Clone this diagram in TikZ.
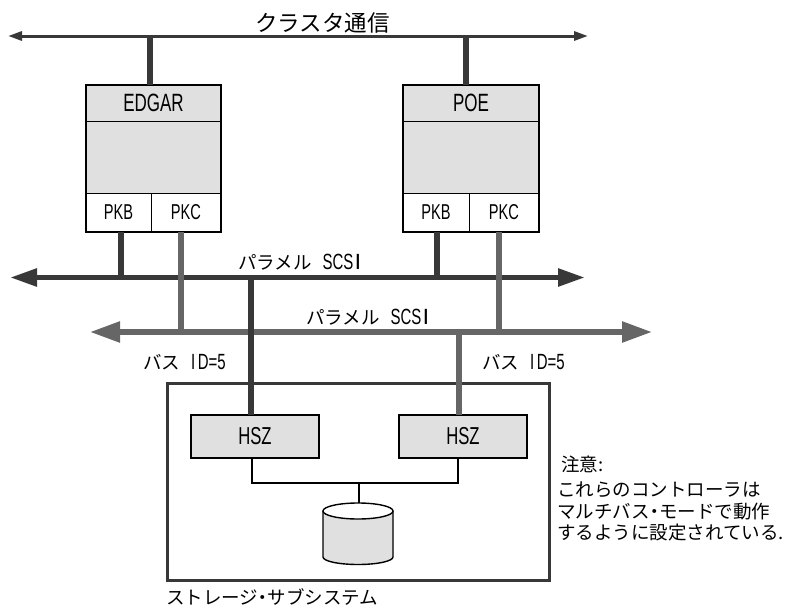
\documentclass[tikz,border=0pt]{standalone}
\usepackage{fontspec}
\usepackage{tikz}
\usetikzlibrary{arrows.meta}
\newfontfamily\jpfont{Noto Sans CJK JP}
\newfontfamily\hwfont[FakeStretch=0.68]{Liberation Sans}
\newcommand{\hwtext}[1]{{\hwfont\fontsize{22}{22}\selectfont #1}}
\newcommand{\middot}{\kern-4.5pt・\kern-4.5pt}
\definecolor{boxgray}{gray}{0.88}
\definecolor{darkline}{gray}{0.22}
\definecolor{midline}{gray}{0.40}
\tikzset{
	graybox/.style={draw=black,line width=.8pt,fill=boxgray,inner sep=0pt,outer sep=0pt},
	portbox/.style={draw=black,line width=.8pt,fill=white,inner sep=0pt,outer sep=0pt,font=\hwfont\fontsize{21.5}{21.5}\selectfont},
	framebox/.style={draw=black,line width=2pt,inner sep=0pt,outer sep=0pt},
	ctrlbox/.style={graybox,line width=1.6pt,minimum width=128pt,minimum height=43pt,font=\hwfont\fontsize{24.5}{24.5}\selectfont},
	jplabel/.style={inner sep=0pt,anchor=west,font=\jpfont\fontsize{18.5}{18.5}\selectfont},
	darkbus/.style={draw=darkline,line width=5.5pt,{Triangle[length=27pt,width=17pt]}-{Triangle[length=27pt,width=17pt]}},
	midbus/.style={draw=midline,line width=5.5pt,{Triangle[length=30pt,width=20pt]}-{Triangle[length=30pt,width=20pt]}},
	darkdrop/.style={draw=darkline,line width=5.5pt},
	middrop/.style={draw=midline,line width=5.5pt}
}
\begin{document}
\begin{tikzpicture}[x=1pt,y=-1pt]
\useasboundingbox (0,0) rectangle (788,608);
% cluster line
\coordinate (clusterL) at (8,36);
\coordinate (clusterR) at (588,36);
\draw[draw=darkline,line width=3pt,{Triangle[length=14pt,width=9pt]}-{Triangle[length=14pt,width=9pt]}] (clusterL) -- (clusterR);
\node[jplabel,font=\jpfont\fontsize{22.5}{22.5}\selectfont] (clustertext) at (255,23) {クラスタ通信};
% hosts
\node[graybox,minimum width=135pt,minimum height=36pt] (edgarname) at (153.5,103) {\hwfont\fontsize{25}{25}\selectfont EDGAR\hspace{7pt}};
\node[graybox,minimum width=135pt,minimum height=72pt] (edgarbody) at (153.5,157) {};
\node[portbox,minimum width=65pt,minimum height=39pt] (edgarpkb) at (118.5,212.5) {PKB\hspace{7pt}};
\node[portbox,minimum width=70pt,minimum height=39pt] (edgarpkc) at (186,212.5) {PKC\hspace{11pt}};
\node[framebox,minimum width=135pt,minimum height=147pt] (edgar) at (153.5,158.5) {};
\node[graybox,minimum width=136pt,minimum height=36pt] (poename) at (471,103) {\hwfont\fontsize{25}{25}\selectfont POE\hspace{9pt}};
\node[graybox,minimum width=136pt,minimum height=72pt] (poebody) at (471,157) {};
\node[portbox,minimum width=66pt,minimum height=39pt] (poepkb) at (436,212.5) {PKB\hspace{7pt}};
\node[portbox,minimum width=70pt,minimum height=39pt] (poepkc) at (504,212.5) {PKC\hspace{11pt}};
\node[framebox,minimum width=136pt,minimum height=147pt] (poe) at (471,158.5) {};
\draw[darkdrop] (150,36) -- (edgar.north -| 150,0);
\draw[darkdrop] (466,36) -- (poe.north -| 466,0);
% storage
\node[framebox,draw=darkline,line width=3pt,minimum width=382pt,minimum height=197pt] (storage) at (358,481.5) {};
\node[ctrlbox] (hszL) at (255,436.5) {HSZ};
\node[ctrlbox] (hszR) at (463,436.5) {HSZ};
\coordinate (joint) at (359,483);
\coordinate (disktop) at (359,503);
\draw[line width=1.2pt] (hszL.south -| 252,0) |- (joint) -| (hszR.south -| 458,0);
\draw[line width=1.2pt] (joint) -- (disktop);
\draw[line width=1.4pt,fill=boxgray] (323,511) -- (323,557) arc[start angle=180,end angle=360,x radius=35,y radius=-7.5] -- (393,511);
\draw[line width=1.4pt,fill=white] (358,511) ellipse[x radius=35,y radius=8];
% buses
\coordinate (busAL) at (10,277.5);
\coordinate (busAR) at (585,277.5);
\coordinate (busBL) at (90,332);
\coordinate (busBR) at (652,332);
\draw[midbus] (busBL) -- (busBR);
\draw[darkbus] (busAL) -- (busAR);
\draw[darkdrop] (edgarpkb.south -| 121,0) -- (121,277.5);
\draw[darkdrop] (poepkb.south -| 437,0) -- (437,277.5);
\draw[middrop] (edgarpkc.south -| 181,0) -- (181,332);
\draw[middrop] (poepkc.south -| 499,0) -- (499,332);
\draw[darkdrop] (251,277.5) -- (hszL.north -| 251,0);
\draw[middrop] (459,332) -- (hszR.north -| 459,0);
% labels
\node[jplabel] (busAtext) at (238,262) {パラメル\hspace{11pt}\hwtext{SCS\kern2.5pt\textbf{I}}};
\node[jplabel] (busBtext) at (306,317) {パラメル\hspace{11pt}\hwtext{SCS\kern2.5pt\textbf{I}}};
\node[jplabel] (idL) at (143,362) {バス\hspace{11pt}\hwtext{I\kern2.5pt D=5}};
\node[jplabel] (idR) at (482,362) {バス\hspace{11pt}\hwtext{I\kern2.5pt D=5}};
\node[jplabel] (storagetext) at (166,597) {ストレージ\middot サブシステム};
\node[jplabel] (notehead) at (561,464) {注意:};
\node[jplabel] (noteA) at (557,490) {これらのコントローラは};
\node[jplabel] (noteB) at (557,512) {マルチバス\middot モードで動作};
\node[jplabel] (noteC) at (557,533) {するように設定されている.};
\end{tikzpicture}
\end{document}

## Problem statement:
Using the material above, set down every line exactly, but skip the pictures.

## Correct output:
Clone this diagram in TikZ.
\documentclass[tikz,border=0pt]{standalone}
\usepackage{fontspec}
\usepackage{tikz}
\usetikzlibrary{arrows.meta}
\newfontfamily\jpfont{Noto Sans CJK JP}
\newfontfamily\hwfont[FakeStretch=0.68]{Liberation Sans}
\newcommand{\hwtext}[1]{{\hwfont\fontsize{22}{22}\selectfont #1}}
\newcommand{\middot}{\kern-4.5pt・\kern-4.5pt}
\definecolor{boxgray}{gray}{0.88}
\definecolor{darkline}{gray}{0.22}
\definecolor{midline}{gray}{0.40}
\tikzset{
	graybox/.style={draw=black,line width=.8pt,fill=boxgray,inner sep=0pt,outer sep=0pt},
	portbox/.style={draw=black,line width=.8pt,fill=white,inner sep=0pt,outer sep=0pt,font=\hwfont\fontsize{21.5}{21.5}\selectfont},
	framebox/.style={draw=black,line width=2pt,inner sep=0pt,outer sep=0pt},
	ctrlbox/.style={graybox,line width=1.6pt,minimum width=128pt,minimum height=43pt,font=\hwfont\fontsize{24.5}{24.5}\selectfont},
	jplabel/.style={inner sep=0pt,anchor=west,font=\jpfont\fontsize{18.5}{18.5}\selectfont},
	darkbus/.style={draw=darkline,line width=5.5pt,{Triangle[length=27pt,width=17pt]}-{Triangle[length=27pt,width=17pt]}},
	midbus/.style={draw=midline,line width=5.5pt,{Triangle[length=30pt,width=20pt]}-{Triangle[length=30pt,width=20pt]}},
	darkdrop/.style={draw=darkline,line width=5.5pt},
	middrop/.style={draw=midline,line width=5.5pt}
}
\begin{document}
\begin{tikzpicture}[x=1pt,y=-1pt]
\useasboundingbox (0,0) rectangle (788,608);
% cluster line
\coordinate (clusterL) at (8,36);
\coordinate (clusterR) at (588,36);
\draw[draw=darkline,line width=3pt,{Triangle[length=14pt,width=9pt]}-{Triangle[length=14pt,width=9pt]}] (clusterL) -- (clusterR);
\node[jplabel,font=\jpfont\fontsize{22.5}{22.5}\selectfont] (clustertext) at (255,23) {クラスタ通信};
% hosts
\node[graybox,minimum width=135pt,minimum height=36pt] (edgarname) at (153.5,103) {\hwfont\fontsize{25}{25}\selectfont EDGAR\hspace{7pt}};
\node[graybox,minimum width=135pt,minimum height=72pt] (edgarbody) at (153.5,157) {};
\node[portbox,minimum width=65pt,minimum height=39pt] (edgarpkb) at (118.5,212.5) {PKB\hspace{7pt}};
\node[portbox,minimum width=70pt,minimum height=39pt] (edgarpkc) at (186,212.5) {PKC\hspace{11pt}};
\node[framebox,minimum width=135pt,minimum height=147pt] (edgar) at (153.5,158.5) {};
\node[graybox,minimum width=136pt,minimum height=36pt] (poename) at (471,103) {\hwfont\fontsize{25}{25}\selectfont POE\hspace{9pt}};
\node[graybox,minimum width=136pt,minimum height=72pt] (poebody) at (471,157) {};
\node[portbox,minimum width=66pt,minimum height=39pt] (poepkb) at (436,212.5) {PKB\hspace{7pt}};
\node[portbox,minimum width=70pt,minimum height=39pt] (poepkc) at (504,212.5) {PKC\hspace{11pt}};
\node[framebox,minimum width=136pt,minimum height=147pt] (poe) at (471,158.5) {};
\draw[darkdrop] (150,36) -- (edgar.north -| 150,0);
\draw[darkdrop] (466,36) -- (poe.north -| 466,0);
% storage
\node[framebox,draw=darkline,line width=3pt,minimum width=382pt,minimum height=197pt] (storage) at (358,481.5) {};
\node[ctrlbox] (hszL) at (255,436.5) {HSZ};
\node[ctrlbox] (hszR) at (463,436.5) {HSZ};
\coordinate (joint) at (359,483);
\coordinate (disktop) at (359,503);
\draw[line width=1.2pt] (hszL.south -| 252,0) |- (joint) -| (hszR.south -| 458,0);
\draw[line width=1.2pt] (joint) -- (disktop);
\draw[line width=1.4pt,fill=boxgray] (323,511) -- (323,557) arc[start angle=180,end angle=360,x radius=35,y radius=-7.5] -- (393,511);
\draw[line width=1.4pt,fill=white] (358,511) ellipse[x radius=35,y radius=8];
% buses
\coordinate (busAL) at (10,277.5);
\coordinate (busAR) at (585,277.5);
\coordinate (busBL) at (90,332);
\coordinate (busBR) at (652,332);
\draw[midbus] (busBL) -- (busBR);
\draw[darkbus] (busAL) -- (busAR);
\draw[darkdrop] (edgarpkb.south -| 121,0) -- (121,277.5);
\draw[darkdrop] (poepkb.south -| 437,0) -- (437,277.5);
\draw[middrop] (edgarpkc.south -| 181,0) -- (181,332);
\draw[middrop] (poepkc.south -| 499,0) -- (499,332);
\draw[darkdrop] (251,277.5) -- (hszL.north -| 251,0);
\draw[middrop] (459,332) -- (hszR.north -| 459,0);
% labels
\node[jplabel] (busAtext) at (238,262) {パラメル\hspace{11pt}\hwtext{SCS\kern2.5pt\textbf{I}}};
\node[jplabel] (busBtext) at (306,317) {パラメル\hspace{11pt}\hwtext{SCS\kern2.5pt\textbf{I}}};
\node[jplabel] (idL) at (143,362) {バス\hspace{11pt}\hwtext{I\kern2.5pt D=5}};
\node[jplabel] (idR) at (482,362) {バス\hspace{11pt}\hwtext{I\kern2.5pt D=5}};
\node[jplabel] (storagetext) at (166,597) {ストレージ\middot サブシステム};
\node[jplabel] (notehead) at (561,464) {注意:};
\node[jplabel] (noteA) at (557,490) {これらのコントローラは};
\node[jplabel] (noteB) at (557,512) {マルチバス\middot モードで動作};
\node[jplabel] (noteC) at (557,533) {するように設定されている.};
\end{tikzpicture}
\end{document}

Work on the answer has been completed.